● Objective
Return all lines with the word "matplotlib" in them.
====
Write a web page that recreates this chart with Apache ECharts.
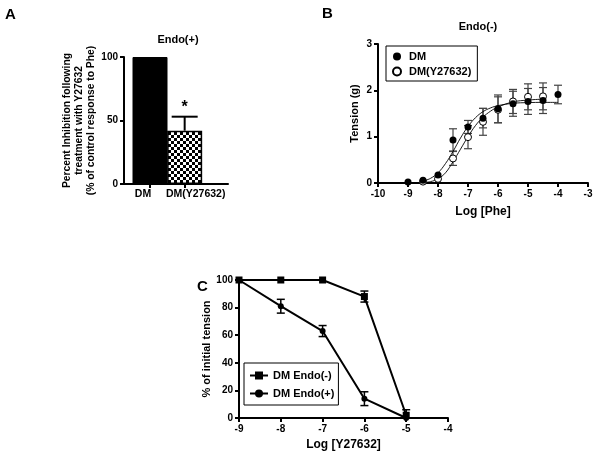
<!DOCTYPE html>
<html>
<head>
<meta charset="utf-8">
<script src="https://cdn.jsdelivr.net/npm/echarts@6/dist/echarts.min.js"></script>
<style>
html,body{margin:0;padding:0;background:#fff;}
#chart{width:600px;height:458px;}
</style>
</head>
<body>
<div id="chart"></div>
<script>
// ---------- Panel A data ----------
// half-width category slots: bars sit in slots 1 and 3
const A_categories = ['', 'DM', '', 'DM(Y27632)', '', ''];
const A_values = [null, 100, null, 42, null, null];
const A_errors = [0, 0, 0, 11, 0, 0];

// ---------- Panel B data ----------
const B_dmDoses = [-9, -8.5, -8, -7.5, -7, -6.5, -6, -5.5, -5, -4.5, -4];
const B_dm = [0.02, 0.06, 0.17, 0.93, 1.21, 1.40, 1.60, 1.71, 1.76, 1.78, 1.91];
const B_dmErr = [0, 0, 0, 0.24, 0.14, 0.21, 0.30, 0.27, 0.28, 0.28, 0.20];
const B_yDoses = [-8.5, -8, -7.5, -7, -6.5, -6, -5.5, -5, -4.5];
const B_y = [0.03, 0.09, 0.53, 0.99, 1.32, 1.58, 1.76, 1.86, 1.87];
const B_yErr = [0, 0, 0.15, 0.25, 0.29, 0.28, 0.26, 0.28, 0.29];
// fitted curves
const B_dmFitX = [-8.5, -8.25, -8, -7.75, -7.5, -7.25, -7, -6.75, -6.5, -6.25, -6, -5.5, -5, -4.5, -4];
const B_dmFitY = [0.04, 0.10, 0.22, 0.42, 0.68, 0.97, 1.22, 1.41, 1.54, 1.62, 1.67, 1.72, 1.735, 1.74, 1.74];
const B_yFitX = [-8.5, -8.25, -8, -7.75, -7.5, -7.25, -7, -6.75, -6.5, -6.25, -6, -5.5, -5, -4.5];
const B_yFitY = [0.01, 0.03, 0.09, 0.22, 0.46, 0.73, 1.0, 1.24, 1.42, 1.55, 1.64, 1.75, 1.79, 1.81];

// ---------- Panel C data ----------
const C_doses = [-9, -8, -7, -6, -5];
const C_endoMinus = [100, 100, 100, 88, 2];
const C_endoMinusErr = [0, 0, 0, 4, 4];
const C_endoPlus = [100, 81, 63, 14, 0];
const C_endoPlusErr = [0, 5, 4, 5, 0];

const FONT = '"Liberation Sans", Arial, sans-serif';

// checker pattern
const pat = document.createElement('canvas');
pat.width = 6; pat.height = 6;
const pctx = pat.getContext('2d');
pctx.fillStyle = '#fff'; pctx.fillRect(0, 0, 6, 6);
pctx.fillStyle = '#000'; pctx.fillRect(0, 0, 3, 3); pctx.fillRect(3, 3, 3, 3);

function zip(xs, ys) { return xs.map((x, i) => [x, ys[i]]); }
function zip3(xs, ys, es) { return xs.map((x, i) => [x, ys[i], es[i]]); }

function errRender(capHalf, color, lw) {
  return function (params, api) {
    const x = api.value(0), y = api.value(1), e = api.value(2);
    if (!e) return null;
    const t = api.coord([x, y + e]);
    const b = api.coord([x, y - e]);
    const st = { stroke: color, lineWidth: lw };
    return {
      type: 'group',
      children: [
        { type: 'line', shape: { x1: t[0], y1: t[1], x2: b[0], y2: b[1] }, style: st },
        { type: 'line', shape: { x1: t[0] - capHalf, y1: t[1], x2: t[0] + capHalf, y2: t[1] }, style: st },
        { type: 'line', shape: { x1: b[0] - capHalf, y1: b[1], x2: b[0] + capHalf, y2: b[1] }, style: st }
      ]
    };
  };
}

function axisCommon() {
  return {
    axisLine: { show: true, onZero: false, lineStyle: { color: '#000', width: 2 } },
    axisTick: { show: true, length: 4, lineStyle: { color: '#000', width: 2 } },
    axisLabel: { color: '#000', fontFamily: FONT, fontWeight: 'bold', fontSize: 10, margin: 6 },
    splitLine: { show: false },
    nameTextStyle: { color: '#000', fontFamily: FONT, fontWeight: 'bold', fontSize: 11 }
  };
}

const chart = echarts.init(document.getElementById('chart'), null, { renderer: 'canvas' });

const option = {
  animation: false,
  backgroundColor: '#fff',
  grid: [
    { left: 124, top: 57, width: 104, height: 127 },
    { left: 378, top: 44, width: 210, height: 139 },
    { left: 239, top: 280, width: 209, height: 138 }
  ],
  xAxis: [
    Object.assign(axisCommon(), {
      gridIndex: 0, type: 'category', data: A_categories, boundaryGap: true,
      axisTick: { show: true, alignWithLabel: true, length: 4, lineStyle: { color: '#000', width: 2 },
        interval: function (i) { return i === 1 || i === 3; } },
      axisLabel: {
        color: '#000', fontFamily: FONT, fontWeight: 'bold', fontSize: 10.5, margin: 5, interval: 0,
        formatter: function (v, i) {
          if (i === 1) return '{l|' + v + '}';
          if (i === 3) return '{r|' + v + '}';
          return '';
        },
        rich: {
          l: { fontFamily: FONT, fontWeight: 'bold', fontSize: 10.5, color: '#000', padding: [0, 14, 0, 0] },
          r: { fontFamily: FONT, fontWeight: 'bold', fontSize: 10.5, color: '#000', padding: [0, 0, 0, 22] }
        }
      }
    }),
    Object.assign(axisCommon(), {
      gridIndex: 1, type: 'value', min: -10, max: -3, interval: 1,
      name: 'Log [Phe]', nameLocation: 'middle', nameGap: 23,
      nameTextStyle: { color: '#000', fontFamily: FONT, fontWeight: 'bold', fontSize: 12 }
    }),
    Object.assign(axisCommon(), {
      gridIndex: 2, type: 'value', min: -9, max: -4, interval: 1,
      name: 'Log [Y27632]', nameLocation: 'middle', nameGap: 21,
      nameTextStyle: { color: '#000', fontFamily: FONT, fontWeight: 'bold', fontSize: 12 }
    })
  ],
  yAxis: [
    Object.assign(axisCommon(), {
      gridIndex: 0, type: 'value', min: 0, max: 100, interval: 50,
      name: 'Percent Inhibition following\ntreatment with Y27632\n(% of control response to Phe)',
      nameLocation: 'middle', nameRotate: 90, nameGap: 26,
      nameTextStyle: { color: '#000', fontFamily: FONT, fontWeight: 'bold', fontSize: 10.3, lineHeight: 12, align: 'center' }
    }),
    Object.assign(axisCommon(), {
      gridIndex: 1, type: 'value', min: 0, max: 3, interval: 1,
      name: 'Tension (g)', nameLocation: 'middle', nameRotate: 90, nameGap: 18
    }),
    Object.assign(axisCommon(), {
      gridIndex: 2, type: 'value', min: 0, max: 100, interval: 20,
      name: '% of initial tension', nameLocation: 'middle', nameRotate: 90, nameGap: 22
    })
  ],
  legend: [
    {
      data: ['DM', 'DM(Y27632)'], orient: 'vertical', left: 386, top: 46,
      padding: [5, 6, 4, 6], itemGap: 4, itemWidth: 14, itemHeight: 8,
      borderColor: '#000', borderWidth: 1, selectedMode: false,
      textStyle: { color: '#000', fontFamily: FONT, fontWeight: 'bold', fontSize: 11 }
    },
    {
      data: ['DM Endo(-)', 'DM Endo(+)'], orient: 'vertical', left: 244, top: 363,
      padding: [7, 4, 6, 5], itemGap: 7, itemWidth: 18, itemHeight: 10,
      borderColor: '#000', borderWidth: 1, selectedMode: false,
      textStyle: { color: '#000', fontFamily: FONT, fontWeight: 'bold', fontSize: 11 }
    }
  ],
  graphic: [
    { type: 'text', left: 5, top: 7, style: { text: 'A', font: 'bold 15px ' + FONT, fill: '#000' } },
    { type: 'text', left: 322, top: 6, style: { text: 'B', font: 'bold 15px ' + FONT, fill: '#000' } },
    { type: 'text', left: 197, top: 279, style: { text: 'C', font: 'bold 15px ' + FONT, fill: '#000' } },
    { type: 'text', x: 178, y: 40, style: { text: 'Endo(+)', font: 'bold 11px ' + FONT, fill: '#000', align: 'center', verticalAlign: 'middle' } },
    { type: 'text', x: 478, y: 27, style: { text: 'Endo(-)', font: 'bold 11px ' + FONT, fill: '#000', align: 'center', verticalAlign: 'middle' } }
  ],
  series: [
    // Panel A bars
    {
      type: 'bar', xAxisIndex: 0, yAxisIndex: 0, barWidth: 35,
      data: A_values.map(function (v, i) {
        if (v === null) return null;
        return i === 1
          ? { value: v, itemStyle: { color: '#000', borderColor: '#000', borderWidth: 1 } }
          : { value: v, itemStyle: { color: { image: pat, repeat: 'repeat' }, borderColor: '#000', borderWidth: 1.5 } };
      })
    },
    // Panel A error bar (upper only) + significance star
    {
      type: 'custom', xAxisIndex: 0, yAxisIndex: 0, z: 5,
      data: A_values.map((v, i) => [i, v === null ? 0 : v, A_errors[i]]),
      renderItem: function (params, api) {
        const i = api.value(0), v = api.value(1), e = api.value(2);
        if (!e) return null;
        const b = api.coord([i, v]);
        const t = api.coord([i, v + e]);
        const st = { stroke: '#000', lineWidth: 2 };
        return {
          type: 'group', children: [
            { type: 'line', shape: { x1: t[0], y1: t[1], x2: b[0], y2: b[1] }, style: st },
            { type: 'line', shape: { x1: t[0] - 13, y1: t[1], x2: t[0] + 13, y2: t[1] }, style: st },
            { type: 'text', style: { text: '*', x: t[0], y: t[1] - 1, font: 'bold 16px ' + FONT, fill: '#000', align: 'center', verticalAlign: 'bottom' } }
          ]
        };
      }
    },
    // Panel B error bars
    {
      type: 'custom', xAxisIndex: 1, yAxisIndex: 1, z: 1,
      data: zip3(B_dmDoses, B_dm, B_dmErr), renderItem: errRender(4, '#444', 1.2)
    },
    {
      type: 'custom', xAxisIndex: 1, yAxisIndex: 1, z: 1,
      data: zip3(B_yDoses, B_y, B_yErr), renderItem: errRender(4, '#444', 1.2)
    },
    // Panel B fitted curves
    {
      type: 'line', xAxisIndex: 1, yAxisIndex: 1, smooth: 0.4, showSymbol: false, symbol: 'none',
      lineStyle: { color: '#000', width: 0.9 }, data: zip(B_dmFitX, B_dmFitY), z: 2, silent: true
    },
    {
      type: 'line', xAxisIndex: 1, yAxisIndex: 1, smooth: 0.4, showSymbol: false, symbol: 'none',
      lineStyle: { color: '#000', width: 0.9 }, data: zip(B_yFitX, B_yFitY), z: 2, silent: true
    },
    // Panel B points
    {
      name: 'DM(Y27632)', type: 'scatter', xAxisIndex: 1, yAxisIndex: 1, symbol: 'circle', symbolSize: 7, z: 3,
      itemStyle: { color: '#fff', borderColor: '#000', borderWidth: 1, opacity: 1 },
      data: zip(B_yDoses, B_y)
    },
    {
      name: 'DM', type: 'scatter', xAxisIndex: 1, yAxisIndex: 1, symbol: 'circle', symbolSize: 7, z: 4,
      itemStyle: { color: '#000', opacity: 1 },
      data: zip(B_dmDoses, B_dm)
    },
    // Panel C error bars
    {
      type: 'custom', xAxisIndex: 2, yAxisIndex: 2, z: 3, clip: true,
      data: zip3(C_doses, C_endoMinus, C_endoMinusErr), renderItem: errRender(4, '#000', 1.5)
    },
    {
      type: 'custom', xAxisIndex: 2, yAxisIndex: 2, z: 3, clip: true,
      data: zip3(C_doses, C_endoPlus, C_endoPlusErr), renderItem: errRender(4, '#000', 1.5)
    },
    // Panel C lines
    {
      name: 'DM Endo(-)', type: 'line', xAxisIndex: 2, yAxisIndex: 2, symbol: 'rect', symbolSize: 7,
      lineStyle: { color: '#000', width: 2 }, itemStyle: { color: '#000' },
      data: zip(C_doses, C_endoMinus), z: 4
    },
    {
      name: 'DM Endo(+)', type: 'line', xAxisIndex: 2, yAxisIndex: 2, symbol: 'circle', symbolSize: 6,
      lineStyle: { color: '#000', width: 2 }, itemStyle: { color: '#000' },
      data: zip(C_doses, C_endoPlus), z: 4
    }
  ]
};

chart.setOption(option);
</script>
</body>
</html>
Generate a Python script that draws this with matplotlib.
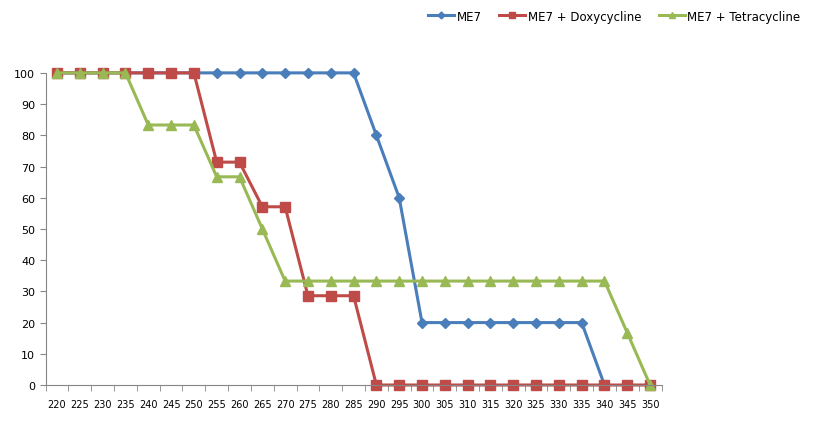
import numpy as np
import matplotlib.pyplot as plt

days = list(range(220, 355, 5))
me7 = [100]*14 + [80, 60] + [20]*8 + [0, np.nan, np.nan]
doxy = [100]*7 + [71.4, 71.4, 57.1, 57.1, 28.6, 28.6, 28.6] + [0]*13
tetra = [100]*4 + [83.3]*3 + [66.7, 66.7, 50] + [33.3]*15 + [16.7, 0]

fig = plt.figure(figsize=(8.19, 4.27), dpi=100)
ax = fig.add_axes([0.0557, 0.096, 0.752, 0.731])

x = np.arange(len(days))
ax.plot(x, me7, color='#4A7EBB', lw=2.2, marker='D', ms=5, label='ME7', clip_on=False)
ax.plot(x, doxy, color='#BE4B48', lw=2.2, marker='s', ms=6.5,
        label='ME7 + Doxycycline', clip_on=False)
ax.plot(x, tetra, color='#98B954', lw=2.2, marker='^', ms=6.5,
        label='ME7 + Tetracycline', clip_on=False)

ax.set_xlim(-0.5, len(days) - 0.5)
ax.set_ylim(0, 100)
ax.set_yticks(range(0, 101, 10))
ax.set_xticks(x)
ax.set_xticklabels([str(d) for d in days], fontsize=7)
ax.set_xticks(np.arange(-0.5, len(days), 1), minor=True)
ax.tick_params(axis='x', which='major', length=0, pad=10)
ax.tick_params(axis='x', which='minor', length=4, color='#868686', direction='out')
ax.tick_params(axis='y', length=4, color='#868686', labelsize=8)
for s in ['top', 'right']:
    ax.spines[s].set_visible(False)
for s in ['left', 'bottom']:
    ax.spines[s].set_color('#868686')

fig.legend(loc='upper right', bbox_to_anchor=(0.99, 1.0), ncol=3, frameon=False,
           fontsize=8.5, handlelength=2.2, handletextpad=0.2, columnspacing=1.5,
           markerscale=0.7)

plt.savefig('out.png')
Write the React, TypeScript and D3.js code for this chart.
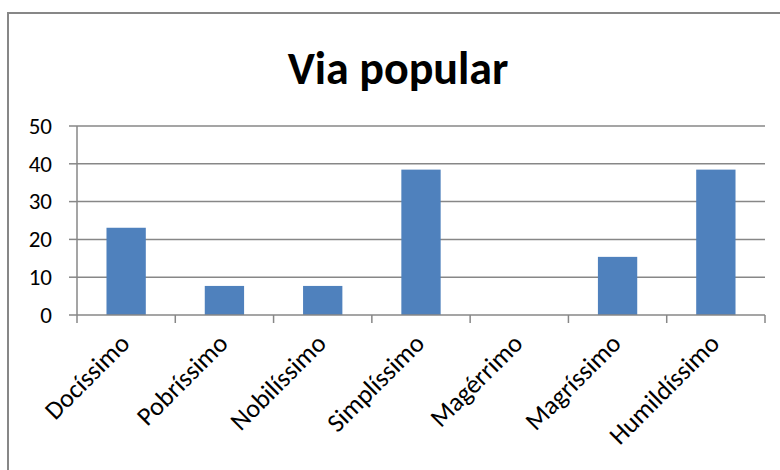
import React from "react";
import * as d3 from "d3";

const categories = ["Docíssimo", "Pobríssimo", "Nobilíssimo", "Simplíssimo", "Magérrimo", "Magríssimo", "Humildíssimo"];
const values = [23.08, 7.69, 7.69, 38.46, 0, 15.38, 38.46];
const yTicks = [0, 10, 20, 30, 40, 50];
const title = "Via popular";

const W = 780;
const H = 470;
const plot = { left: 77, right: 765, top: 126, bottom: 315 };
const FONT = "Carlito, Lato, 'Open Sans', sans-serif";
const GRAY = "#878787";

export default function App() {
  const x = d3
    .scaleBand<string>()
    .domain(categories)
    .range([plot.left, plot.right])
    .paddingInner(0.6)
    .paddingOuter(0.3);
  const y = d3.scaleLinear().domain([0, 50]).range([plot.bottom, plot.top]);
  const step = x.step();
  const bounds = d3.range(categories.length + 1).map((i) => plot.left + i * step);

  return (
    <svg
      width={W}
      height={H}
      style={{ position: "absolute", left: 0, top: 0, background: "#fff" }}
      fontFamily={FONT}
    >
      <rect x={0} y={0} width={W} height={H} fill="#fff" />
      <rect x={8} y={13} width={W + 20} height={H + 20} fill="none" stroke={GRAY} strokeWidth={2} />
      <text x={398} y={84} textAnchor="middle" fontWeight="bold" fontSize={46} fill="#000">
        {title}
      </text>
      {yTicks.map((t) => (
        <g key={t}>
          {t > 0 && (
            <line x1={plot.left} x2={plot.right} y1={y(t)} y2={y(t)} stroke={GRAY} strokeWidth={1.5} />
          )}
          <line x1={plot.left - 8} x2={plot.left} y1={y(t)} y2={y(t)} stroke={GRAY} strokeWidth={1.5} />
          <text x={52} y={y(t)} dy="0.34em" textAnchor="end" fontSize={23} fill="#000">
            {t}
          </text>
        </g>
      ))}
      {categories.map((c, i) => (
        <rect key={c} x={x(c)} y={y(values[i])} width={x.bandwidth()} height={y(0) - y(values[i])} fill="#4F81BD" />
      ))}
      <line x1={plot.left} x2={plot.left} y1={plot.top} y2={plot.bottom} stroke={GRAY} strokeWidth={1.5} />
      <line x1={plot.left} x2={plot.right} y1={plot.bottom} y2={plot.bottom} stroke={GRAY} strokeWidth={1.5} />
      {bounds.map((bx, i) => (
        <line key={i} x1={bx} x2={bx} y1={plot.bottom} y2={plot.bottom + 8} stroke={GRAY} strokeWidth={1.5} />
      ))}
      {categories.map((c) => {
        const cx = (x(c) as number) + x.bandwidth() / 2;
        return (
          <text
            key={c}
            transform={`translate(${cx + 5},${345}) rotate(-45)`}
            textAnchor="end"
            fontSize={26}
            fill="#000"
          >
            {c}
          </text>
        );
      })}
    </svg>
  );
}
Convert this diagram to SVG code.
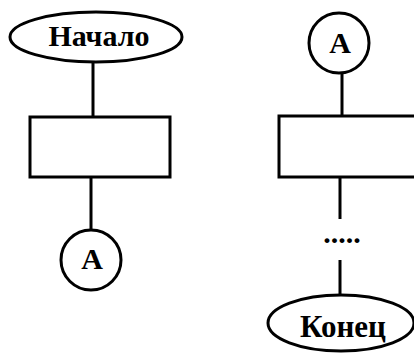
<svg xmlns="http://www.w3.org/2000/svg" width="414" height="354" viewBox="0 0 414 354">
<style>
.s{fill:#fff;stroke:#000;stroke-width:3}
.l{stroke:#000;stroke-width:3;fill:none}
.t{font-family:"Liberation Serif","Times New Roman",serif;font-weight:bold;font-size:30px;fill:#000;text-anchor:middle}
</style>
<rect width="414" height="354" fill="#fff"/>
<g id="connectors">
<line class="l" x1="93" y1="63" x2="93" y2="117"/>
<line class="l" x1="91" y1="177" x2="91" y2="230"/>
<line class="l" x1="342" y1="72" x2="342" y2="116"/>
<line class="l" x1="340" y1="177" x2="340" y2="219"/>
<line class="l" x1="340" y1="260" x2="340" y2="295"/>
</g>
<g id="start">
<ellipse class="s" cx="96" cy="37" rx="86" ry="25"/>
<text class="t" x="99" y="46">Начало</text>
</g>
<g id="process1">
<rect class="s" x="30" y="117" width="140" height="60"/>
</g>
<g id="connA1">
<circle class="s" cx="91" cy="260" r="30"/>
<text class="t" x="92" y="269">А</text>
</g>
<g id="connA2">
<circle class="s" cx="339" cy="43" r="30"/>
<text class="t" x="340" y="53">А</text>
</g>
<g id="process2">
<rect class="s" x="279" y="116" width="150" height="61"/>
</g>
<g id="dots">
<text class="t" x="342" y="243">.....</text>
</g>
<g id="end">
<ellipse class="s" cx="341" cy="323" rx="73" ry="28"/>
<text class="t" x="343" y="337" style="font-size:31px">Конец</text>
</g>
</svg>
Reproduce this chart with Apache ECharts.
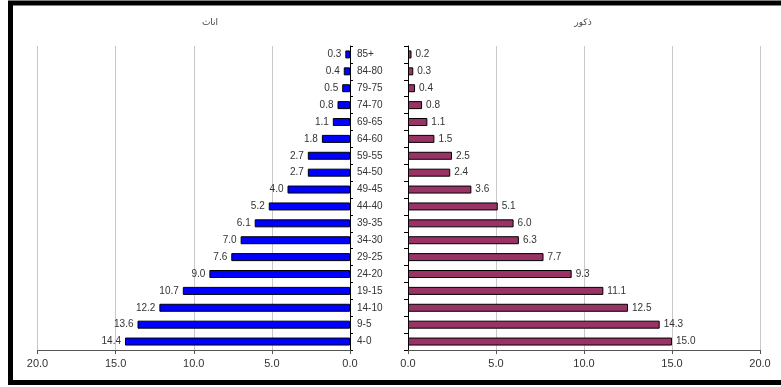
<!DOCTYPE html>
<html>
<head>
<meta charset="utf-8">
<script src="https://cdn.jsdelivr.net/npm/echarts@6/dist/echarts.min.js"></script>
<style>
  html, body { margin: 0; padding: 0; background: #fff; }
  #main { width: 781px; height: 387px; }
</style>
</head>
<body>
<div id="main"></div>
<script>
// age groups, top to bottom
const ageGroups = ['85+', '84-80', '79-75', '74-70', '69-65', '64-60', '59-55', '54-50', '49-45',
  '44-40', '39-35', '34-30', '29-25', '24-20', '19-15', '14-10', '9-5', '4-0'];
// اناث
const females = [0.3, 0.4, 0.5, 0.8, 1.1, 1.8, 2.7, 2.7, 4.0, 5.2, 6.1, 7.0, 7.6, 9.0, 10.7, 12.2, 13.6, 14.4];
// ذكور
const males = [0.2, 0.3, 0.4, 0.8, 1.1, 1.5, 2.5, 2.4, 3.6, 5.1, 6.0, 6.3, 7.7, 9.3, 11.1, 12.5, 14.3, 15.0];
const titles = ['اناث', 'ذكور'];

var myChart = echarts.init(document.getElementById('main'));
var fmt = function (v) { return Number(v).toFixed(1); };
var textCol = '#333';

var valueAxis = function (idx, inverse) {
  return {
    type: 'value', gridIndex: idx, min: 0, max: 20, interval: 5, inverse: inverse,
    axisLine: { show: true, lineStyle: { color: '#555', width: 1 } },
    axisTick: { show: true, length: 4, lineStyle: { color: '#555' } },
    axisLabel: { formatter: fmt, fontSize: 11, color: textCol, margin: 8, fontFamily: 'Liberation Sans' },
    splitLine: { show: true, lineStyle: { color: '#c8c8c8', width: 1 } }
  };
};

var option = {
  animation: false,
  graphic: [
    { type: 'rect', shape: { x: 10.5, y: 3, width: 800, height: 379.5 },
      style: { fill: 'none', stroke: '#000', lineWidth: 5 } }
  ],
  title: [
    { text: titles[0], left: 205, top: 13, textAlign: 'center',
      textStyle: { fontSize: 9, fontWeight: 'normal', color: '#444', fontFamily: 'DejaVu Sans' } },
    { text: titles[1], left: 578, top: 13, textAlign: 'center',
      textStyle: { fontSize: 9, fontWeight: 'normal', color: '#444', fontFamily: 'DejaVu Sans' } }
  ],
  grid: [
    { left: 37.5, right: 431, top: 46, bottom: 37 },
    { left: 408, right: 21, top: 46, bottom: 37 }
  ],
  xAxis: [valueAxis(0, true), valueAxis(1, false)],
  yAxis: [
    {
      type: 'category', gridIndex: 0, data: ageGroups, inverse: true, position: 'right',
      axisLine: { show: true, lineStyle: { color: '#000' } },
      axisTick: { show: true, length: 3, lineStyle: { color: '#000' } },
      axisLabel: { fontSize: 10, color: textCol, margin: 7, align: 'left', fontFamily: 'Liberation Sans' }
    },
    {
      type: 'category', gridIndex: 1, data: ageGroups, inverse: true, position: 'left',
      axisLine: { show: true, lineStyle: { color: '#000' } },
      axisTick: { show: true, length: 4, lineStyle: { color: '#000' } },
      axisLabel: { show: false }
    }
  ],
  series: [
    {
      name: titles[0], type: 'bar', xAxisIndex: 0, yAxisIndex: 0, data: females, barWidth: 8,
      itemStyle: { color: '#0000ff', borderColor: '#000', borderWidth: 1 },
      label: { show: true, position: 'left', distance: 4, formatter: function (p) { return fmt(p.value); },
        fontSize: 10, color: textCol, fontFamily: 'Liberation Sans' }
    },
    {
      name: titles[1], type: 'bar', xAxisIndex: 1, yAxisIndex: 1, data: males, barWidth: 8,
      itemStyle: { color: '#993366', borderColor: '#000', borderWidth: 1 },
      label: { show: true, position: 'right', distance: 4, formatter: function (p) { return fmt(p.value); },
        fontSize: 10, color: textCol, fontFamily: 'Liberation Sans' }
    }
  ]
};
myChart.setOption(option);
</script>
</body>
</html>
====
● Exercise response
Generate a Python script that draws this with matplotlib.
import matplotlib.pyplot as plt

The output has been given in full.